— TO DO —
Copy the data below exactly.

— STORED DATA —
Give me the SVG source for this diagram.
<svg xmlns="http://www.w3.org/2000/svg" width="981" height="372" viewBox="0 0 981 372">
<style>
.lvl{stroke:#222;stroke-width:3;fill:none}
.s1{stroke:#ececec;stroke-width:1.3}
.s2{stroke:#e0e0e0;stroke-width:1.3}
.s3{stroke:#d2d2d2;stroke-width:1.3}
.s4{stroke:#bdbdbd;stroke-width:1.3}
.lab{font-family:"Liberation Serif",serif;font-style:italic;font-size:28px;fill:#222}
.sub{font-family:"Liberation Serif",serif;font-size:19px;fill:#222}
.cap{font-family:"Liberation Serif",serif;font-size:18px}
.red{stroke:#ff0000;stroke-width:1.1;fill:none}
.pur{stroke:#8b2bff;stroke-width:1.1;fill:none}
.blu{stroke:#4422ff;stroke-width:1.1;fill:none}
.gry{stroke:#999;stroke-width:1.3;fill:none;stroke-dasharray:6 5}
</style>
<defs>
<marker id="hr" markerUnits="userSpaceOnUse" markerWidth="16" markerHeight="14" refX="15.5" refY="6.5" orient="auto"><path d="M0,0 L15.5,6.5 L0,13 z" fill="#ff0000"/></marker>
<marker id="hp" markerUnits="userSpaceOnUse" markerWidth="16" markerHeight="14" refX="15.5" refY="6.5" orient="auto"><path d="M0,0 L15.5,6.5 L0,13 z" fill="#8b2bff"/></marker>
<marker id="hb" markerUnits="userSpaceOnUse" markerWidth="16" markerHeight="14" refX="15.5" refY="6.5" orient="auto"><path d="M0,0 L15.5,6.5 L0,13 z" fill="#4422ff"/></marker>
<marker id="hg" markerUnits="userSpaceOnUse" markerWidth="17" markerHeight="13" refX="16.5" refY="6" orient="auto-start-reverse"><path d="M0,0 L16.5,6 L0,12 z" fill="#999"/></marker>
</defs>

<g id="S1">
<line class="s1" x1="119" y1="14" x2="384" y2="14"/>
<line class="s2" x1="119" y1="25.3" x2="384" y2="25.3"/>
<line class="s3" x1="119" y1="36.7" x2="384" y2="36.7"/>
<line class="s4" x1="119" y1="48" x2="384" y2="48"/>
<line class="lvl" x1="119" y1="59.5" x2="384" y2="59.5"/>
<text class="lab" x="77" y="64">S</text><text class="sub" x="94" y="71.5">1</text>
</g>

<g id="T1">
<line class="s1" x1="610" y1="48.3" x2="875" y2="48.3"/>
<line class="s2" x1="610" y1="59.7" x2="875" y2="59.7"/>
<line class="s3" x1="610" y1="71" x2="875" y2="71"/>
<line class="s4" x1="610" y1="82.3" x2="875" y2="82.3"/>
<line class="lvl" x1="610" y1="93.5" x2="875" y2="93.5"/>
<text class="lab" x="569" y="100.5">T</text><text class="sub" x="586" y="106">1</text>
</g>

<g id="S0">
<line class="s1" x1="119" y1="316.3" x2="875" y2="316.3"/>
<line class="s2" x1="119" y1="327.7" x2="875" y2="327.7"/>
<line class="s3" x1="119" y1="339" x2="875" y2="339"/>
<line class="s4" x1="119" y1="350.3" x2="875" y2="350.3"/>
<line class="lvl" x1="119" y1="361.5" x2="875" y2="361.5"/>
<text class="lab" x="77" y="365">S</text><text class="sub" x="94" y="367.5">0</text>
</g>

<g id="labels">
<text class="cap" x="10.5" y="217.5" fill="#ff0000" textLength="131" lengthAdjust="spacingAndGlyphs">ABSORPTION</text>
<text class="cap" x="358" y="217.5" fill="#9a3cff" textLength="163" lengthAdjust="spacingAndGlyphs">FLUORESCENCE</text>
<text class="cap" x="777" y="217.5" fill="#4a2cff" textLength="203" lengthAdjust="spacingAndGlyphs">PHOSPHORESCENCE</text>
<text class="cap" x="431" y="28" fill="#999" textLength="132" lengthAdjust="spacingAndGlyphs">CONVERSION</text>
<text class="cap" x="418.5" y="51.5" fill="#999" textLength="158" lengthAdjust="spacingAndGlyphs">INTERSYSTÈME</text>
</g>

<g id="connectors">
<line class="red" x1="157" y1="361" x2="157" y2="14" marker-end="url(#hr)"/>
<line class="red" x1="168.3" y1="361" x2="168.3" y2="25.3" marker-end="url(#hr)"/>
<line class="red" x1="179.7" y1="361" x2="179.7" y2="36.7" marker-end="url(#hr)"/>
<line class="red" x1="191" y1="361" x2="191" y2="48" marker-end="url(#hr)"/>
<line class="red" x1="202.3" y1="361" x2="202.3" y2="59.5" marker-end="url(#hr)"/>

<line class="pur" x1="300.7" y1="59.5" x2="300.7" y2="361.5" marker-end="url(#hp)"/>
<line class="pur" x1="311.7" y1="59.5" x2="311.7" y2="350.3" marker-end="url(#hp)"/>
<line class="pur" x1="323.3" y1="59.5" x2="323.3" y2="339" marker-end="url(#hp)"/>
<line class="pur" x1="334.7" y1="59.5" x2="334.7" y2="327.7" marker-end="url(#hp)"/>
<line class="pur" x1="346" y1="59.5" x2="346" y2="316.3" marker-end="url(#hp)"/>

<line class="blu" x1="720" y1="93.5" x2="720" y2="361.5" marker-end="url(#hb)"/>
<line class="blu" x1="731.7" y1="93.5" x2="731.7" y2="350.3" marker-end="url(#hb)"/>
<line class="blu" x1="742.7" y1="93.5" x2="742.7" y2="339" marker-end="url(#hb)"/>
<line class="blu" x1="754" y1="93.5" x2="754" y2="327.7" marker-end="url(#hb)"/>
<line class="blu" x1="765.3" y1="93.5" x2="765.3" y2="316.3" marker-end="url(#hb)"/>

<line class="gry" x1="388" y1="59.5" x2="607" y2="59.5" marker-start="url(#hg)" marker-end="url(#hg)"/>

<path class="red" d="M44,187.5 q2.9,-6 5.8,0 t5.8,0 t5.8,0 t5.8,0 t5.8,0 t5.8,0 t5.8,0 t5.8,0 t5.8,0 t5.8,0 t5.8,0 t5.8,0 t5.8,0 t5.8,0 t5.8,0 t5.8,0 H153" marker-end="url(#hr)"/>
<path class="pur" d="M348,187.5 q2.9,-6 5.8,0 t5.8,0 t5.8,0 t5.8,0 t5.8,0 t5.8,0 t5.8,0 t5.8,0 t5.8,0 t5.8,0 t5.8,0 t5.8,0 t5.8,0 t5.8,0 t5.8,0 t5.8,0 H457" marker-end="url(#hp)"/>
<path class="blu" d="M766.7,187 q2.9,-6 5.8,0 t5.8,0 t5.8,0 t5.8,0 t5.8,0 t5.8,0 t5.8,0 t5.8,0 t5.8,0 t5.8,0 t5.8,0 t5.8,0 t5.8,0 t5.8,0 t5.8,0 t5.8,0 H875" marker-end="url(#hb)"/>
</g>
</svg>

— TASK SOLUTION —
Give me the SVG source for this diagram.
<svg xmlns="http://www.w3.org/2000/svg" width="981" height="372" viewBox="0 0 981 372">
<style>
.lvl{stroke:#222;stroke-width:3;fill:none}
.s1{stroke:#ececec;stroke-width:1.3}
.s2{stroke:#e0e0e0;stroke-width:1.3}
.s3{stroke:#d2d2d2;stroke-width:1.3}
.s4{stroke:#bdbdbd;stroke-width:1.3}
.lab{font-family:"Liberation Serif",serif;font-style:italic;font-size:28px;fill:#222}
.sub{font-family:"Liberation Serif",serif;font-size:19px;fill:#222}
.cap{font-family:"Liberation Serif",serif;font-size:18px}
.red{stroke:#ff0000;stroke-width:1.1;fill:none}
.pur{stroke:#8b2bff;stroke-width:1.1;fill:none}
.blu{stroke:#4422ff;stroke-width:1.1;fill:none}
.gry{stroke:#999;stroke-width:1.3;fill:none;stroke-dasharray:6 5}
</style>
<defs>
<marker id="hr" markerUnits="userSpaceOnUse" markerWidth="16" markerHeight="14" refX="15.5" refY="6.5" orient="auto"><path d="M0,0 L15.5,6.5 L0,13 z" fill="#ff0000"/></marker>
<marker id="hp" markerUnits="userSpaceOnUse" markerWidth="16" markerHeight="14" refX="15.5" refY="6.5" orient="auto"><path d="M0,0 L15.5,6.5 L0,13 z" fill="#8b2bff"/></marker>
<marker id="hb" markerUnits="userSpaceOnUse" markerWidth="16" markerHeight="14" refX="15.5" refY="6.5" orient="auto"><path d="M0,0 L15.5,6.5 L0,13 z" fill="#4422ff"/></marker>
<marker id="hg" markerUnits="userSpaceOnUse" markerWidth="17" markerHeight="13" refX="16.5" refY="6" orient="auto-start-reverse"><path d="M0,0 L16.5,6 L0,12 z" fill="#999"/></marker>
</defs>

<g id="S1">
<line class="s1" x1="119" y1="14" x2="384" y2="14"/>
<line class="s2" x1="119" y1="25.3" x2="384" y2="25.3"/>
<line class="s3" x1="119" y1="36.7" x2="384" y2="36.7"/>
<line class="s4" x1="119" y1="48" x2="384" y2="48"/>
<line class="lvl" x1="119" y1="59.5" x2="384" y2="59.5"/>
<text class="lab" x="77" y="64">S</text><text class="sub" x="94" y="71.5">1</text>
</g>

<g id="T1">
<line class="s1" x1="610" y1="48.3" x2="875" y2="48.3"/>
<line class="s2" x1="610" y1="59.7" x2="875" y2="59.7"/>
<line class="s3" x1="610" y1="71" x2="875" y2="71"/>
<line class="s4" x1="610" y1="82.3" x2="875" y2="82.3"/>
<line class="lvl" x1="610" y1="93.5" x2="875" y2="93.5"/>
<text class="lab" x="569" y="100.5">T</text><text class="sub" x="586" y="106">1</text>
</g>

<g id="S0">
<line class="s1" x1="119" y1="316.3" x2="875" y2="316.3"/>
<line class="s2" x1="119" y1="327.7" x2="875" y2="327.7"/>
<line class="s3" x1="119" y1="339" x2="875" y2="339"/>
<line class="s4" x1="119" y1="350.3" x2="875" y2="350.3"/>
<line class="lvl" x1="119" y1="361.5" x2="875" y2="361.5"/>
<text class="lab" x="77" y="365">S</text><text class="sub" x="94" y="367.5">0</text>
</g>

<g id="labels">
<text class="cap" x="10.5" y="217.5" fill="#ff0000" textLength="131" lengthAdjust="spacingAndGlyphs">ABSORPTION</text>
<text class="cap" x="358" y="217.5" fill="#9a3cff" textLength="163" lengthAdjust="spacingAndGlyphs">FLUORESCENCE</text>
<text class="cap" x="777" y="217.5" fill="#4a2cff" textLength="203" lengthAdjust="spacingAndGlyphs">PHOSPHORESCENCE</text>
<text class="cap" x="431" y="28" fill="#999" textLength="132" lengthAdjust="spacingAndGlyphs">CONVERSION</text>
<text class="cap" x="418.5" y="51.5" fill="#999" textLength="158" lengthAdjust="spacingAndGlyphs">INTERSYSTÈME</text>
</g>

<g id="connectors">
<line class="red" x1="157" y1="361" x2="157" y2="14" marker-end="url(#hr)"/>
<line class="red" x1="168.3" y1="361" x2="168.3" y2="25.3" marker-end="url(#hr)"/>
<line class="red" x1="179.7" y1="361" x2="179.7" y2="36.7" marker-end="url(#hr)"/>
<line class="red" x1="191" y1="361" x2="191" y2="48" marker-end="url(#hr)"/>
<line class="red" x1="202.3" y1="361" x2="202.3" y2="59.5" marker-end="url(#hr)"/>

<line class="pur" x1="300.7" y1="59.5" x2="300.7" y2="361.5" marker-end="url(#hp)"/>
<line class="pur" x1="311.7" y1="59.5" x2="311.7" y2="350.3" marker-end="url(#hp)"/>
<line class="pur" x1="323.3" y1="59.5" x2="323.3" y2="339" marker-end="url(#hp)"/>
<line class="pur" x1="334.7" y1="59.5" x2="334.7" y2="327.7" marker-end="url(#hp)"/>
<line class="pur" x1="346" y1="59.5" x2="346" y2="316.3" marker-end="url(#hp)"/>

<line class="blu" x1="720" y1="93.5" x2="720" y2="361.5" marker-end="url(#hb)"/>
<line class="blu" x1="731.7" y1="93.5" x2="731.7" y2="350.3" marker-end="url(#hb)"/>
<line class="blu" x1="742.7" y1="93.5" x2="742.7" y2="339" marker-end="url(#hb)"/>
<line class="blu" x1="754" y1="93.5" x2="754" y2="327.7" marker-end="url(#hb)"/>
<line class="blu" x1="765.3" y1="93.5" x2="765.3" y2="316.3" marker-end="url(#hb)"/>

<line class="gry" x1="388" y1="59.5" x2="607" y2="59.5" marker-start="url(#hg)" marker-end="url(#hg)"/>

<path class="red" d="M44,187.5 q2.9,-6 5.8,0 t5.8,0 t5.8,0 t5.8,0 t5.8,0 t5.8,0 t5.8,0 t5.8,0 t5.8,0 t5.8,0 t5.8,0 t5.8,0 t5.8,0 t5.8,0 t5.8,0 t5.8,0 H153" marker-end="url(#hr)"/>
<path class="pur" d="M348,187.5 q2.9,-6 5.8,0 t5.8,0 t5.8,0 t5.8,0 t5.8,0 t5.8,0 t5.8,0 t5.8,0 t5.8,0 t5.8,0 t5.8,0 t5.8,0 t5.8,0 t5.8,0 t5.8,0 t5.8,0 H457" marker-end="url(#hp)"/>
<path class="blu" d="M766.7,187 q2.9,-6 5.8,0 t5.8,0 t5.8,0 t5.8,0 t5.8,0 t5.8,0 t5.8,0 t5.8,0 t5.8,0 t5.8,0 t5.8,0 t5.8,0 t5.8,0 t5.8,0 t5.8,0 t5.8,0 H875" marker-end="url(#hb)"/>
</g>
</svg>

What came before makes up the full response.